My first mushroom gathering expedition for the fall was a bus/bike combo trip out to Cape Lookout. Eric had gone on a group Cycle Wild trip the weekend before and came home with pounds of yellow chanterelles. He wanted to take me out to see the beautiful coastline and enjoy the plentiful fungi. While Eric and the crew had biked all the way from Portland to Cape Lookout, Eric and I took the bus from Portland to Tillamook and biked to Cape Lookout from there. I’m still working my muscles up for long cycling days and my crummy knees can’t handle the Coast Range yet. (Even though a New Zealander cyclist once referred to the Coast Range as “a couple of hills.”) I recommend checking out the bus to Tillamook if you’re living carless in Portland. It’s only $15 one way or $20 round trip. Once you get to Tillamook there are a series of other cheap buses that can take you up and down the coast. Buses have a rack for two bikes on the front and can accommodate at least one or two more in the storage area if there isn’t too much luggage.
At Cape Lookout we stayed in the hiker/biker camping area. Both nights we ate gorgeous fresh chanterelles harvested from the roadsides and cooked over a camp stove with coconut oil. (Protip: take coconut oil for cooking when you go camping. It’s solid at cooler temperatures and so can’t spill all over your gear.) Eric would see a hint of yellow peeking out of a hill and scramble up to investigate. I’d follow behind if he successfully found a bed of them, and he frequently did.
We also had our first introduction to lobster mushrooms. They’re crunchy! Like a water chestnut. Not fleshy or fatty like other mushrooms. Lobster mushrooms have the color of cooked lobster and smell quite a bit like shellfish when they decay. A lot of mushrooms poke out of the ground starting small and grow bigger. Lobster mushrooms are more solid and more bold. They punch out of the ground like a fist. But we found them fairly bland. As Eric says, if I want to cook with something with the texture of a vegetable, I’ll just use a vegetable.
Last weekend, with the help of a friend who has a car, we headed out to the Collowash (a Clackamas tributary) area in hopes of finding boletes as well as chanterelles. We’d heard that the chanterelle season is so good this year that you pretty much just have to get to an elevation where the forest changes to conifers and look down.
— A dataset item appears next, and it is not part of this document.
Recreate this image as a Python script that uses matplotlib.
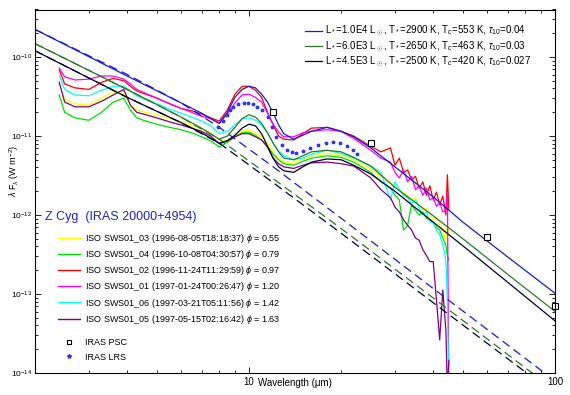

While Eric and I had learned the signs of chanterelle habitat for the coast, we weren’t totally sure what to look for in the east. The first few places we tried had some shrimp mushrooms and an old maggoty bolete, but no chanterelles.
When we finally gained enough altitude to reach perfect chanterelle territory, the forest ground was covered in thick moss. In the heavy rain, the mushrooms were waterlogged and fragile. I shattered some as I dug them out of the moss. The moss also made it more difficult to cut the mushrooms away from the mycelium without interrupting the underground organism. The rain soaked through my “waterproof” jacket and pants. My boots have long since lost their waterproofness and in each step my feet sloshed around cold water.
Finally warm and at home, Eric and I cooked down the chanterelles in my cast iron pan, pouring off the extra rain water that bubbled up from the mushrooms as a broth, which we turned into cream sauce. Chanterelles, cream sauce, rotini pasta.